Arlington Fly-In popular in spite of storms | SLIDESHOW

ARLINGTON —Attendance was lighter than in previous years, and the weather presented a number of problems for event attendees and organizers alike, but the Arlington Fly-In still drew sizable crowds of both spectators and aviators to the Arlington Municipal Airport from July 11-15.

Barb Tolbert, executive director of the Arlington Fly-In, explained that heavy rain not only soaked the crowds on Friday, July 13, but also brought with it lightning that shorted out the Fly-In’s office computers that day.

“Even during the thunderstorms, though, we still had plenty of planes arriving for the event,” Tolbert said. “This event has grown considerably over the years, but while we might have gotten 1,200 planes in a previous year, we might have received just a little more than 900 this year.”

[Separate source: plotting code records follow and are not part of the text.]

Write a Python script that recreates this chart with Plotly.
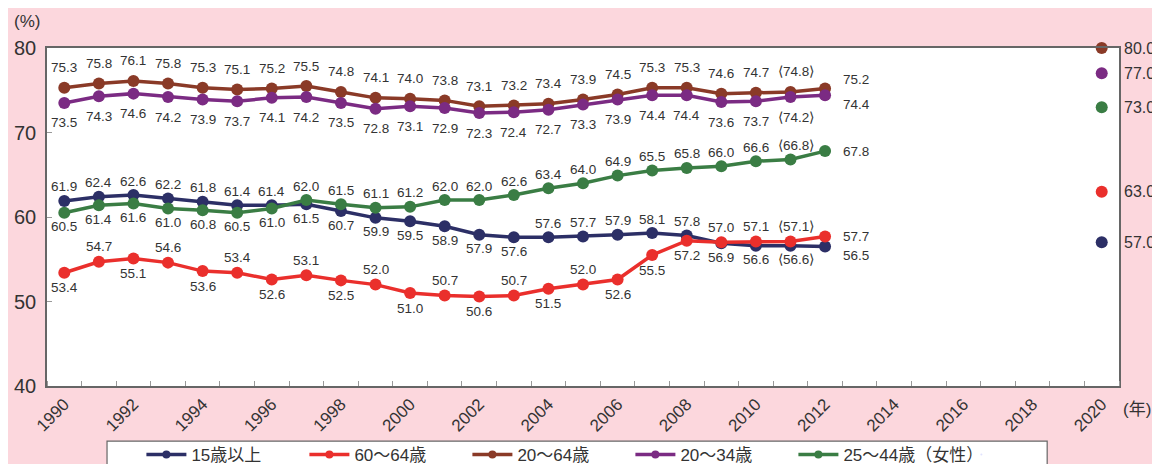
import plotly.graph_objects as go

years = list(range(1990, 2013))

age15_plus = [61.9, 62.4, 62.6, 62.2, 61.8, 61.4, 61.4, 61.5, 60.7, 59.9, 59.5, 58.9,
              57.9, 57.6, 57.6, 57.7, 57.9, 58.1, 57.8, 56.9, 56.6, 56.6, 56.5]
age60_64 = [53.4, 54.7, 55.1, 54.6, 53.6, 53.4, 52.6, 53.1, 52.5, 52.0, 51.0, 50.7,
            50.6, 50.7, 51.5, 52.0, 52.6, 55.5, 57.2, 57.0, 57.1, 57.1, 57.7]
age20_64 = [75.3, 75.8, 76.1, 75.8, 75.3, 75.1, 75.2, 75.5, 74.8, 74.1, 74.0, 73.8,
            73.1, 73.2, 73.4, 73.9, 74.5, 75.3, 75.3, 74.6, 74.7, 74.8, 75.2]
age20_34 = [73.5, 74.3, 74.6, 74.2, 73.9, 73.7, 74.1, 74.2, 73.5, 72.8, 73.1, 72.9,
            72.3, 72.4, 72.7, 73.3, 73.9, 74.4, 74.4, 73.6, 73.7, 74.2, 74.4]
female25_44 = [60.5, 61.4, 61.6, 61.0, 60.8, 60.5, 61.0, 62.0, 61.5, 61.1, 61.2, 62.0,
               62.0, 62.6, 63.4, 64.0, 64.9, 65.5, 65.8, 66.0, 66.6, 66.8, 67.8]

target_year = 2020
targets = {"20～64歳": 80.0, "20～34歳": 77.0, "25～44歳（女性）": 73.0,
           "60～64歳": 63.0, "15歳以上": 57.0}

bracket_year = 2011  # values shown in brackets

names = ["15歳以上", "60～64歳", "20～64歳", "20～34歳", "25～44歳（女性）"]
colors = {"15歳以上": "#2c2f66", "60～64歳": "#ea2f2c", "20～64歳": "#8a3a27",
          "20～34歳": "#7b2b83", "25～44歳（女性）": "#3a7d44"}
series = {"15歳以上": age15_plus, "60～64歳": age60_64, "20～64歳": age20_64,
          "20～34歳": age20_34, "25～44歳（女性）": female25_44}

# label placement codes: a = above, b = below, ru/r/rd = right (up / mid / down)
place = {
    "15歳以上": ["a"] * 7 + ["b"] * 7 + ["a"] * 5 + ["b"] * 3 + ["rd"],
    "60～64歳": ["b", "a", "b", "a", "b", "a", "b", "a", "b", "a", "b", "a", "b", "a",
                "b", "a", "b", "b", "b", "a", "a", "a", "r"],
    "20～64歳": ["a"] * 22 + ["ru"],
    "20～34歳": ["b"] * 22 + ["rd"],
    "25～44歳（女性）": ["b"] * 7 + ["a"] * 15 + ["r"],
}
gap = {"15歳以上": 14, "60～64歳": 15, "20～64歳": 20, "20～34歳": 20, "25～44歳（女性）": 14}

FONT = "Liberation Sans, Noto Sans CJK JP, sans-serif"
LABEL_COLOR = "#333333"

fig = go.Figure()
annotations = []

for nm in names:
    vals = series[nm]
    fig.add_trace(go.Scatter(
        x=years, y=vals, mode="lines+markers", name=nm, showlegend=False,
        line=dict(color=colors[nm], width=3.5),
        marker=dict(color=colors[nm], size=12),
        cliponaxis=False,
    ))
    for yr, v, p in zip(years, vals, place[nm]):
        txt = f"{v:.1f}"
        xs = 0
        if yr == bracket_year:
            txt = f"⟨{txt}⟩"
            xs = 6
        a = dict(x=yr, y=v, xref="x", yref="y", text=txt, showarrow=False,
                 font=dict(size=13.5, color=LABEL_COLOR, family=FONT))
        if p == "a":
            a.update(yshift=gap[nm], xshift=xs, xanchor="center", yanchor="middle")
        elif p == "b":
            a.update(yshift=-gap[nm], xshift=xs, xanchor="center", yanchor="middle")
        else:
            ys = {"ru": 9, "r": 0, "rd": -9}[p]
            a.update(xshift=16, yshift=ys, xanchor="left", yanchor="middle")
        annotations.append(a)

# legend-only entries
for nm in names:
    fig.add_trace(go.Scatter(
        x=[None], y=[None], mode="lines+markers", name=nm,
        line=dict(color=colors[nm], width=3.5),
        marker=dict(color=colors[nm], size=8),
    ))
# invisible spacer entry so the last legend label is not clipped
fig.add_trace(go.Scatter(x=[None], y=[None], mode="markers", name=" ",
                         marker=dict(opacity=0, size=1), hoverinfo="skip"))

# targets for 2020
t_names = list(targets.keys())
fig.add_trace(go.Scatter(
    x=[target_year] * len(t_names), y=[targets[n] for n in t_names], mode="markers",
    marker=dict(color=[colors[n] for n in t_names], size=12), showlegend=False,
    cliponaxis=False,
))
for n in t_names:
    annotations.append(dict(x=target_year, y=targets[n], xref="x", yref="y",
                            text=f"{targets[n]:.1f}", showarrow=False,
                            xanchor="left", yanchor="middle", xshift=20,
                            font=dict(size=16, color=LABEL_COLOR, family=FONT)))

annotations.append(dict(x=-0.019, y=1.078, xref="paper", yref="paper", text="(%)",
                        showarrow=False, xanchor="center", yanchor="middle",
                        font=dict(size=17, color=LABEL_COLOR, family=FONT)))
annotations.append(dict(x=1.017, y=-0.07, xref="paper", yref="paper", text="(年)",
                        showarrow=False, xanchor="center", yanchor="middle",
                        font=dict(size=17, color=LABEL_COLOR, family=FONT)))

fig.update_layout(
    width=1160, height=464,
    margin=dict(l=39, r=49, t=40, b=86, autoexpand=False),
    paper_bgcolor="#fcd7dd",
    plot_bgcolor="#ffffff",
    font=dict(family=FONT, color=LABEL_COLOR),
    annotations=annotations,
    shapes=[dict(type="rect", xref="paper", yref="paper",
                 x0=0.056, x1=0.933, y0=-0.163, y1=-0.30,
                 line=dict(color="#666666", width=1.2), fillcolor="#ffffff",
                 layer="below")],
    legend=dict(orientation="h", xref="container", yref="container",
                x=0.115, y=0.037, xanchor="left", yanchor="middle",
                bgcolor="rgba(0,0,0,0)", borderwidth=0,
                font=dict(size=17, family=FONT, color=LABEL_COLOR),
                entrywidth=108, entrywidthmode="pixels", itemwidth=40),
    xaxis=dict(range=[1989.5, 2020.5], tickmode="array", automargin=False,
               tickvals=list(range(1990, 2021, 2)), ticks="", tickangle=-45,
               tickfont=dict(size=17, family=FONT, color=LABEL_COLOR),
               showline=True, linecolor="#666666", linewidth=1.5, mirror=True,
               showgrid=False, zeroline=False,
               minor=dict(ticks="inside", ticklen=5, tickcolor="#999999",
                          tick0=1989.5, dtick=1, showgrid=False)),
    yaxis=dict(range=[40, 80], dtick=10, ticks="inside", ticklen=5, automargin=False,
               tickcolor="#999999", ticklabelstandoff=5,
               tickfont=dict(size=20, family=FONT, color=LABEL_COLOR),
               showline=True, linecolor="#666666", linewidth=1.5, mirror=True,
               showgrid=False, zeroline=False),
)

fig.write_html("out.html")
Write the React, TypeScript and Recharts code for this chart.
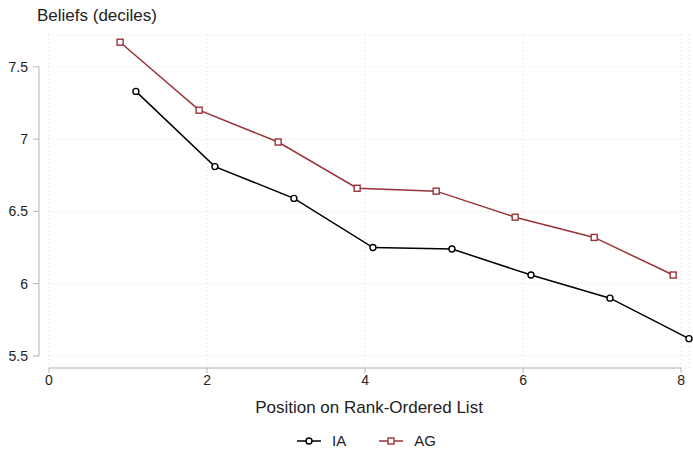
import { LineChart, Line, XAxis, YAxis, CartesianGrid, ReferenceLine } from 'recharts'

const positions = [1, 2, 3, 4, 5, 6, 7, 8]
const iaBeliefs = [7.33, 6.81, 6.59, 6.25, 6.24, 6.06, 5.9, 5.62]
const agBeliefs = [7.67, 7.2, 6.98, 6.66, 6.64, 6.46, 6.32, 6.06]
const xTicks = [0, 2, 4, 6, 8]
const yTicks = [5.5, 6, 6.5, 7, 7.5]

const FONT = '"Liberation Sans", Arial, Helvetica, sans-serif'
const AXIS = '#b4b4b4'
const RED = '#993339'
const Y_MIN = 5.417
const Y_MAX = 7.72

// small horizontal dodge so the two series don't overlap
const iaData = positions.map((p, i) => ({ x: p + 0.1, y: iaBeliefs[i] }))
const agData = positions.map((p, i) => ({ x: p - 0.1, y: agBeliefs[i] }))

const YTick = (props: any) => {
  const { x, y, payload } = props
  return (
    <g>
      <line x1={x - 16} x2={x - 10} y1={y} y2={y} stroke={AXIS} />
      <text x={x - 21} y={y} dy={5} textAnchor="end" fontSize={14} fontFamily={FONT} fill="#222">
        {String(payload.value)}
      </text>
    </g>
  )
}

const SquareDot = (props: any) => {
  const { cx, cy, index } = props
  if (cx == null || cy == null) return null
  return <rect key={index} x={cx - 3} y={cy - 3} width={6} height={6} fill="#fff" stroke={RED} strokeWidth={1.4} />
}

function LegendItem({ label, color, square }: { label: string; color: string; square?: boolean }) {
  return (
    <span style={{ display: 'inline-flex', alignItems: 'center', marginRight: 33 }}>
      <svg width={24} height={10}>
        <line x1={0} x2={24} y1={5} y2={5} stroke={color} strokeWidth={1.5} />
        {square ? (
          <rect x={9} y={2} width={6} height={6} fill="#fff" stroke={color} strokeWidth={1.4} />
        ) : (
          <circle cx={12} cy={5} r={3} fill="#fff" stroke={color} strokeWidth={1.4} />
        )}
      </svg>
      <span style={{ marginLeft: 11, fontSize: 15 }}>{label}</span>
    </span>
  )
}

export default function App() {
  return (
    <div style={{ position: 'absolute', left: 0, top: 0, width: 693, height: 451, background: '#fff', fontFamily: FONT, color: '#222' }}>
      <div style={{ position: 'absolute', left: 37, top: 6, fontSize: 17 }}>Beliefs (deciles)</div>
      <LineChart width={693} height={451} margin={{ top: 35, right: 4, bottom: 0, left: 0 }}>
        <CartesianGrid stroke="#dcdcdc" strokeDasharray="1 3" />
        <XAxis
          type="number"
          dataKey="x"
          domain={[0, 8.1]}
          ticks={xTicks}
          height={83}
          axisLine={false}
          tickLine={{ stroke: AXIS }}
          tickSize={5}
          tick={{ fontSize: 14, fontFamily: FONT, fill: '#222' }}
        />
        <YAxis
          type="number"
          domain={[Y_MIN, Y_MAX]}
          ticks={yTicks}
          width={49}
          axisLine={false}
          tickLine={false}
          tickSize={0}
          tickMargin={0}
          tick={<YTick />}
        />
        <ReferenceLine segment={[{ x: 0, y: Y_MIN }, { x: 8, y: Y_MIN }]} stroke={AXIS} ifOverflow="visible" />
        <ReferenceLine segment={[{ x: -0.127, y: 5.5 }, { x: -0.127, y: 7.5 }]} stroke={AXIS} ifOverflow="visible" />
        <Line
          data={iaData}
          dataKey="y"
          stroke="#000"
          strokeWidth={1.5}
          dot={{ r: 3, fill: '#fff', stroke: '#000', strokeWidth: 1.4 }}
          isAnimationActive={false}
        />
        <Line
          data={agData}
          dataKey="y"
          stroke={RED}
          strokeWidth={1.5}
          dot={<SquareDot />}
          isAnimationActive={false}
        />
      </LineChart>
      <div style={{ position: 'absolute', left: 0, top: 398, width: 738, textAlign: 'center', fontSize: 17 }}>
        Position on Rank-Ordered List
      </div>
      <div style={{ position: 'absolute', left: 297, top: 432, display: 'flex' }}>
        <LegendItem label="IA" color="#000" />
        <LegendItem label="AG" color={RED} square />
      </div>
    </div>
  )
}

Although traffic on the tarmac and at the gates on the ground was less busy, Tolbert praised the number of attendees who braved the downpour on Friday the 13th to continue camping out in tents for all five days.

“They were great die-hards,” Tolbert said. “Like any small business, I think the economy has posed a challenge for us.”

One segment of attendees who were utterly unconcerned with the economy were the children who descended upon the airport on Thursday, July 12, for the Fly-In’s regular “Kids Day.” Schools, day cares, Boys & Girls Clubs and several other youth organizations escorted bustling tour groups of youngsters, often wearing color-coded T-shirts to indicate which kids belonged to which groups.

Trey DeVry came with nearly 60 other kids from the Arlington Boys & Girls Club, and tried his hand at the flight simulators.

“We saw all this Army stuff,” said 7-year-old DeVry of the warbird and military history area. “I even got to buy a real Navy bullet.”

Ashlie Jensen, one of the youth chaperones for the Arlington Boys & Girls Club, felt gratified that so many of the youngsters shared her fondness for the World War II memorabilia on display.

“It’s cool that the kids were excited as I was,” said Jensen, who reported that the afternoon air show and the Arlington and Jackson high schools’ robotics demonstrations were also big hits with the boys and girls.

“You have to be careful,” said Chris Roberts, a 10-year-old from Marysville, after he’d taken the controls of the Arlington High School Robotics Club’s entry for this year. “You can’t drive it when other people are standing near it, or you’ll run into them.”

Brett Sarver, Career and Technical Education director for AHS, reported that more than 200 children thronged the interactive robotics demonstrations on the morning of “Kids Day,” including a few whose tech savvy impressed him.

“One first-grader was able to tell me what everything on the computer screen meant,” said Sarver, who appreciates that the AHS Robotics Club was able to return for its fourth year at the Fly-In, and hopes it might even help them recruit more female members. “Right now, we only have two girls in a group of 38.”

The Tulalip Boys & Girls Club’s Amelia Blackeramos, 7, and Xavier Jones-Ramos, 8, met with Tarek Husevold, a pilot and first-year attendee of the Fly-In, who let children sit in the cockpit of Bellingham Aviation Systems’ training rotorcraft.

“I liked putting on the headset,” Jones-Ramos said, even as he rushed off to check out the next exhibit on display.

“Our company’s never been to the Fly-In before, and what we’re showing off here is a perfect training platform, in terms of cost, weight and safety,” Husevold said on July 12. “I was blown away when I flew in here yesterday. I’ve never heard so many planes in the pattern this far north of Seattle. I’m humbled and honored to be among so many people who are part of the same world of aviation, whether they’re aviators themselves or simply interested in it.”

After Friday’s storms, the skies on Saturday, July 14, brightened almost as much as they had on Thursday, in time for Bellingham’s Willy Cove and his 9-year-old son Jaiden to check out the UH-60 Blackhawk helicopter that came courtesy of the Charlie Company 1-140th Aviation Regiment of the Washington Army National Guard. Even as Jaiden took the controls of the modern service helicopter while sitting in its cockpit, he reflected on some of the older warbirds he’d seen that day.

“I really liked the silver Flying Fortress,” Jaiden Cove said of the WW II B-17G  bomber “Sentimental Journey.” “It has bombs as long as my hands and tons of guns. It’s like a bigger video game.”

Staff Sgt. James Hallberg, of the Washington Army National Guard, noted that both the Blackhawk and the CH-47 Chinook beside it had recently been deployed overseas as part of the “war on terror.”

“You can move people or fire buckets with these things, which makes them ideal for both wartime and peacetime,” said Hallberg, who lives in Arlington. “What I actually enjoy more is seeing the planes that aren’t so big, like the custom and private aircraft that you see here.”